What I think I'll do is take the bus to Antalya and then walk to Taşucu, where I can catch a ferry to either Girne, Cyprus or Tripoli, Lebanon. Yes, Lebanon! By skipping the long and gruelling cross-country trek, I'll have the time to go visit some old friends before flying from Beirut to Larnaca, Cyprus and from there to Haifa, where I start walking again. That means I won't get to see much of Cyprus at all, but I think it's a worthwhile tradeoff. I'll have to find an Internet café in İstanbul, as browsing websites in Turkish (which I don't understand) is rather tricky on my smartphone.

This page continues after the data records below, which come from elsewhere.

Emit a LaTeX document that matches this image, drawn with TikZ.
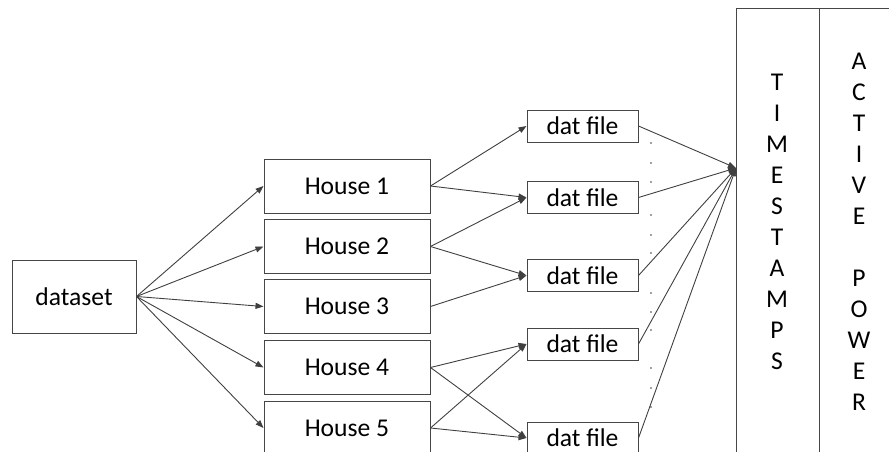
\documentclass[tikz,border=0pt]{standalone}
\usepackage{fontspec}
\setmainfont{Carlito}
\usetikzlibrary{arrows.meta}
\definecolor{ln}{RGB}{64,64,64}
\definecolor{bd}{RGB}{70,70,70}
\begin{document}
\begin{tikzpicture}[x=1pt,y=-1pt,
  box/.style={draw=bd,line width=1pt,inner sep=0pt,font=\fontsize{25.6}{30}\selectfont},
  housebox/.style={box,minimum width=166pt,minimum height=54pt},
  datbox/.style={box,minimum width=111pt,minimum height=32pt},
  conn/.style={draw=ln,line width=0.9pt,-{Triangle[length=8pt,width=6pt]}},
  dotmark/.style={circle,fill=ln,inner sep=0pt,minimum size=1.6pt},
  vtext/.style={align=center,inner sep=0pt,font=\fontsize{25.6}{31}\selectfont}]
\useasboundingbox (0,0) rectangle (889,452);
\clip (0,0) rectangle (889,452);
\node[box,minimum width=124pt,minimum height=73pt] (ds) at (74,296.5) {dataset};
\node[housebox] (h1) at (347,186) {House 1};
\node[housebox] (h2) at (347,246.5) {House 2};
\node[housebox] (h3) at (347,306.5) {House 3};
\node[housebox] (h4) at (347,367.5) {House 4};
\node[housebox] (h5) at (347,428) {House 5};
\node[datbox] (d1) at (582.5,126) {dat file};
\node[datbox] (d2) at (582.5,197.5) {dat file};
\node[datbox] (d3) at (582.5,275.5) {dat file};
\node[datbox] (d4) at (582.5,344) {dat file};
\node[datbox] (d5) at (582.5,438) {dat file};
% big table
\draw[bd,line width=1pt] (736,470) -- (736,9) -- (900,9);
\draw[bd,line width=1pt] (819,9) -- (819,470);
\coordinate (tgt) at (736,168);
\node[vtext] (ts) at (777,222) {T\\I\\M\\E\\S\\T\\A\\M\\P\\S};
\node[vtext] (ap) at (859,232) {A\\C\\T\\I\\V\\E\\[31pt]P\\O\\W\\E\\R};
% dataset to houses
\foreach \h in {h1,h2,h3,h4,h5} \draw[conn] (ds.east) -- (\h.west);
% houses to dat files
\draw[conn] (h1.east) -- (d1.west);
\draw[conn] (h1.east) -- (d2.west);
\draw[conn] (h2.east) -- (d2.west);
\draw[conn] (h2.east) -- (d3.west);
\draw[conn] (h3.east) -- (d3.west);
\draw[conn] (h4.east) -- (d4.west);
\draw[conn] (h4.east) -- (d5.west);
\draw[conn] (h5.east) -- (d4.west);
\draw[conn] (h5.east) -- (d5.west);
% dat files to table
\foreach \d in {d1,d2,d3,d4,d5} \draw[conn] (\d.east) -- (tgt);
% dots
\foreach \y in {143,163,182,215,235,253,293,312,330,368,388,407}
  \node[dotmark] at (651,\y) {};
\end{tikzpicture}
\end{document}
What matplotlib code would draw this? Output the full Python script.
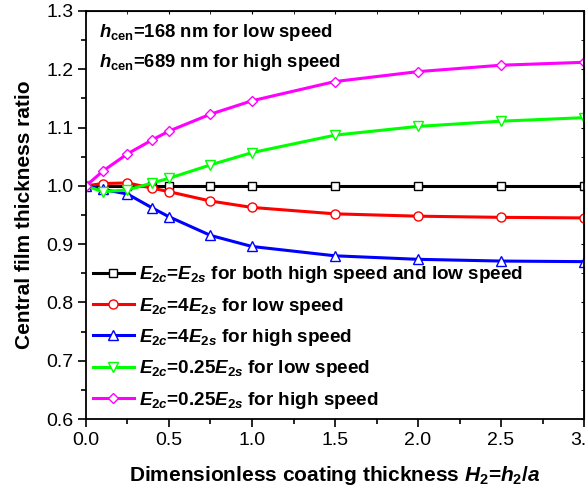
import matplotlib
matplotlib.use('Agg')
import matplotlib.pyplot as plt

plt.rcParams['font.family'] = ['Liberation Sans', 'DejaVu Sans']
plt.rcParams['mathtext.fontset'] = 'custom'
plt.rcParams['mathtext.it'] = 'Liberation Sans:italic:bold'
plt.rcParams['mathtext.rm'] = 'Liberation Sans:bold'
plt.rcParams['mathtext.bf'] = 'Liberation Sans:bold'

# coating thickness H2 and film thickness ratios
h2 = [0, 0.1, 0.25, 0.4, 0.5, 0.75, 1.0, 1.5, 2.0, 2.5, 3.0]
same = [1.0, 1.0, 1.0, 1.0, 1.0, 1.0, 1.0, 1.0, 1.0, 1.0, 1.0]
hard_low = [1.0, 1.004, 1.005, 0.996, 0.990, 0.974, 0.963, 0.952, 0.948, 0.946, 0.945]
hard_high = [1.0, 0.994, 0.986, 0.962, 0.947, 0.915, 0.896, 0.880, 0.874, 0.871, 0.870]
soft_low = [1.0, 0.990, 0.993, 1.005, 1.013, 1.036, 1.057, 1.087, 1.102, 1.111, 1.117]
soft_high = [1.0, 1.025, 1.055, 1.079, 1.094, 1.123, 1.146, 1.179, 1.196, 1.207, 1.212]

labels = [r'$E_{2c}$=$E_{2s}$ for both high speed and low speed',
          r'$E_{2c}$=4$E_{2s}$ for low speed',
          r'$E_{2c}$=4$E_{2s}$ for high speed',
          r'$E_{2c}$=0.25$E_{2s}$ for low speed',
          r'$E_{2c}$=0.25$E_{2s}$ for high speed']
notes = [r'$h_{\rm cen}$=168 nm for low speed',
         r'$h_{\rm cen}$=689 nm for high speed']

fig = plt.figure(figsize=(5.87, 4.91), dpi=100)
ax = fig.add_axes([0.1465, 0.1466, 0.8484, 0.831])

series = [(same, 'black', 's', 5.5), (hard_low, '#ff0000', 'o', 6.5),
          (hard_high, '#0000ff', '^', 7), (soft_low, '#00ff00', 'v', 7),
          (soft_high, '#ff00ff', 'D', 5.5)]
for (ys, col, mk, ms), lab in zip(series, labels):
    ax.plot(h2, ys, color=col, lw=2.2, marker=mk, ms=ms, mfc='white',
            mec=col, mew=1.0, label=lab)

ax.set_xlim(0, 3.0)
ax.set_ylim(0.6, 1.3)
ax.set_xticks([0, 0.5, 1.0, 1.5, 2.0, 2.5, 3.0])
ax.set_xticks([0.25, 0.75, 1.25, 1.75, 2.25, 2.75], minor=True)
ax.set_yticks([0.6, 0.7, 0.8, 0.9, 1.0, 1.1, 1.2, 1.3])
ax.set_yticks([0.65, 0.75, 0.85, 0.95, 1.05, 1.15, 1.25], minor=True)
ax.xaxis.set_major_formatter(matplotlib.ticker.FormatStrFormatter('%.1f'))
ax.yaxis.set_major_formatter(matplotlib.ticker.FormatStrFormatter('%.1f'))
ax.tick_params(which='major', direction='out', length=6, width=1.2, labelsize=14, pad=3)
ax.tick_params(which='minor', direction='out', length=3.5, width=1.2)
for s in ax.spines.values():
    s.set_linewidth(1.3)

sec = ax.secondary_xaxis('top')
sec.set_xticks([0, 0.5, 1.0, 1.5, 2.0, 2.5, 3.0])
sec.set_xticks([0.25, 0.75, 1.25, 1.75, 2.25, 2.75], minor=True)
sec.tick_params(which='both', direction='in', length=2, labeltop=False)
sec2 = ax.secondary_yaxis('right')
sec2.set_yticks([0.6, 0.7, 0.8, 0.9, 1.0, 1.1, 1.2, 1.3])
sec2.set_yticks([0.65, 0.75, 0.85, 0.95, 1.05, 1.15, 1.25], minor=True)
sec2.tick_params(which='both', direction='in', length=2, labelright=False)

ax.set_xlabel(r'Dimensionless coating thickness $H_{\rm 2}$=$h_{\rm 2}/a$',
              fontsize=15, fontweight='bold', labelpad=11)
ax.set_ylabel('Central film thickness ratio', fontsize=15, fontweight='bold', labelpad=9)

ax.text(0.026, 0.936, notes[0], transform=ax.transAxes, fontsize=13.3,
        fontweight='bold', va='baseline')
ax.text(0.026, 0.863, notes[1], transform=ax.transAxes, fontsize=13.3,
        fontweight='bold', va='baseline')

leg = ax.legend(loc='center left', bbox_to_anchor=(0.014, 0.2), frameon=False,
                prop={'weight': 'bold', 'size': 13.6},
                handlelength=2.15, handletextpad=0.3, labelspacing=0.55,
                borderpad=0, borderaxespad=0)

fig.savefig('out.png', dpi=100)
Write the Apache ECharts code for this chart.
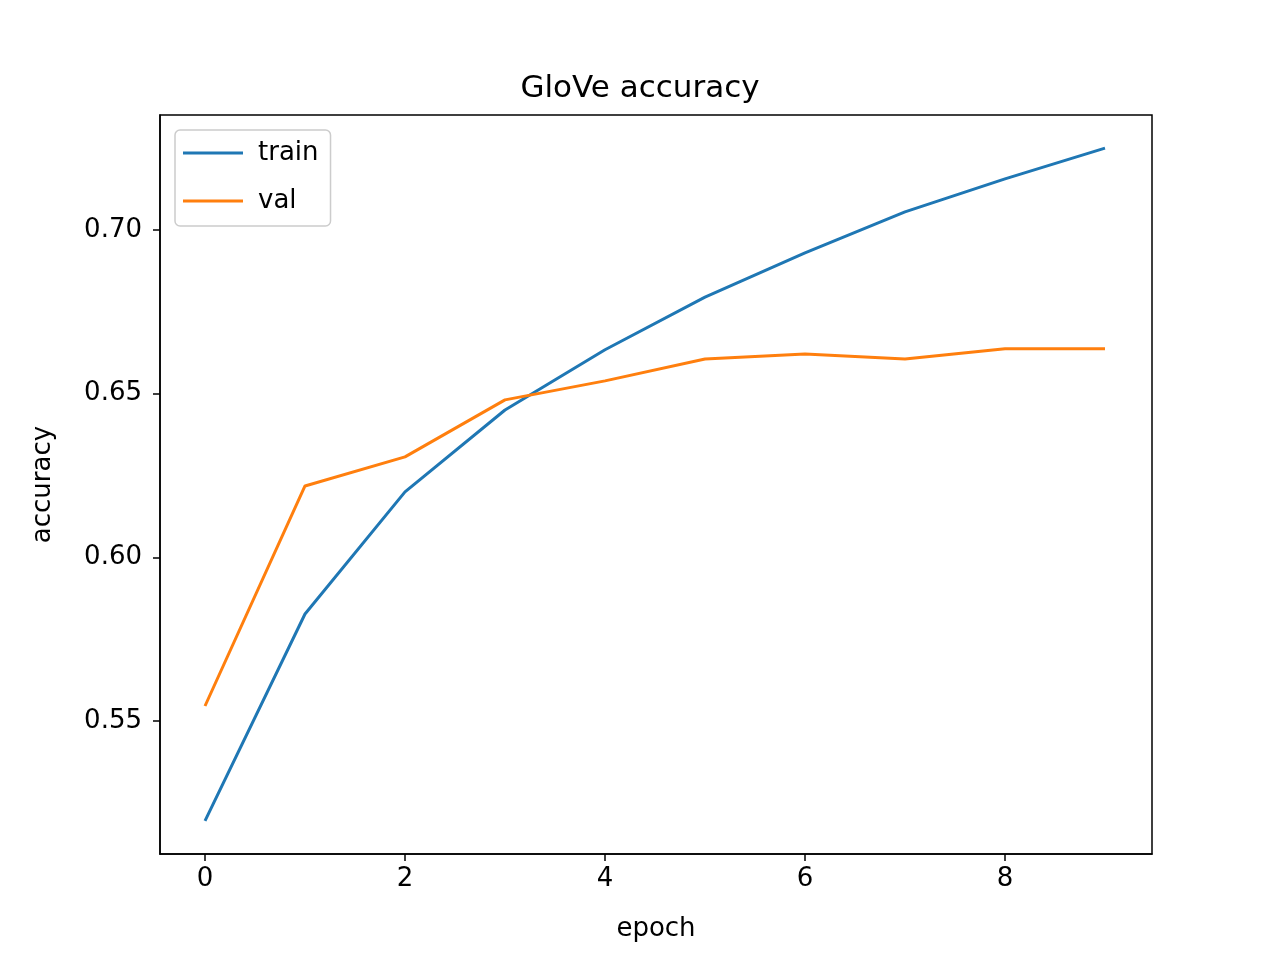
<!DOCTYPE html>
<html lang="en">
  <head>
    <meta charset="UTF-8" />
    <title>GloVe accuracy</title>
    <script src="https://cdn.jsdelivr.net/npm/echarts@6/dist/echarts.min.js"></script>
    <style>
      * { margin: 0; padding: 0; }
      body { background: #fff; }
    </style>
  </head>
  <body>
    <div id="main" style="width: 1280px; height: 960px"></div>
    <script>
      var epochs = [0, 1, 2, 3, 4, 5, 6, 7, 8, 9];
      var train = [0.5195, 0.5827, 0.62, 0.645, 0.6634, 0.6795, 0.693, 0.7055, 0.7156, 0.725];
      var val = [0.5546, 0.6218, 0.6307, 0.6481, 0.6539, 0.6606, 0.6621, 0.6606, 0.6637, 0.6637];

      function pairs(ys) {
        return epochs.map(function (x, i) { return [x, ys[i]]; });
      }

      var font = 'DejaVu Sans';
      var chart = echarts.init(document.getElementById('main'));
      chart.setOption({
        animation: false,
        textStyle: { fontFamily: font },
        title: {
          text: 'GloVe accuracy',
          left: 'center',
          top: 68,
          textStyle: { fontFamily: font, fontSize: 31, fontWeight: 'normal', color: '#000' }
        },
        legend: {
          left: 175,
          top: 130,
          orient: 'vertical',
          itemWidth: 60,
          itemHeight: 3,
          itemGap: 22,
          padding: [10, 12, 12, 8],
          borderColor: '#ccc',
          borderWidth: 1.5,
          borderRadius: 5,
          icon: 'rect',
          textStyle: { fontFamily: font, fontSize: 26, color: '#000', padding: [0, 0, 0, 10] },
          data: ['train', 'val']
        },
        grid: { left: 160, right: 128, top: 115, bottom: 106 },
        xAxis: {
          type: 'value',
          min: -0.45,
          max: 9.47,
          splitNumber: 5,
          name: 'epoch',
          nameLocation: 'middle',
          nameGap: 62,
          nameTextStyle: { fontFamily: font, fontSize: 26, color: '#000' },
          axisLine: { show: true, onZero: false, lineStyle: { color: '#000', width: 1.5 } },
          axisTick: { show: true, length: 7, lineStyle: { color: '#000', width: 1.5 } },
          axisLabel: { showMinLabel: false, showMaxLabel: false, fontSize: 26, color: '#000', margin: 12 },
          splitLine: { show: false }
        },
        yAxis: {
          type: 'value',
          min: 0.5094,
          max: 0.7351,
          splitNumber: 5,
          name: 'accuracy',
          nameLocation: 'middle',
          nameGap: 104,
          nameTextStyle: { fontFamily: font, fontSize: 26, color: '#000' },
          axisLine: { show: true, onZero: false, lineStyle: { color: '#000', width: 1.5 } },
          axisTick: { show: true, length: 7, lineStyle: { color: '#000', width: 1.5 } },
          axisLabel: {
            showMinLabel: false, showMaxLabel: false, fontSize: 26, color: '#000', margin: 18,
            formatter: function (v) { return v.toFixed(2); }
          },
          splitLine: { show: false }
        },
        series: [
          {
            name: 'train', type: 'line', data: pairs(train), showSymbol: false,
            color: '#1f77b4', lineStyle: { width: 3 }
          },
          {
            name: 'val', type: 'line', data: pairs(val), showSymbol: false,
            color: '#ff7f0e', lineStyle: { width: 3 }
          }
        ],
        graphic: [{
          type: 'rect',
          shape: { x: 160, y: 115, width: 992, height: 739 },
          style: { fill: 'none', stroke: '#000', lineWidth: 1.5 },
          silent: true
        }]
      });
    </script>
  </body>
</html>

Another travel decision I have to make before arriving in Israel is when I will return home, and from whence. When I looked at flights last summer, flying from Tel Aviv to Toronto would have cost several hundred dollars more than leaving from either Amman or Cairo. I've never been to Jordan, but on the other hand, I would love to revisit Cairo and perhaps return to St Catherine's Monastery in Sinai on the way.
And now, to bed. I'm hoping to make it back to St George's for the service tomorrow at 8:00 am.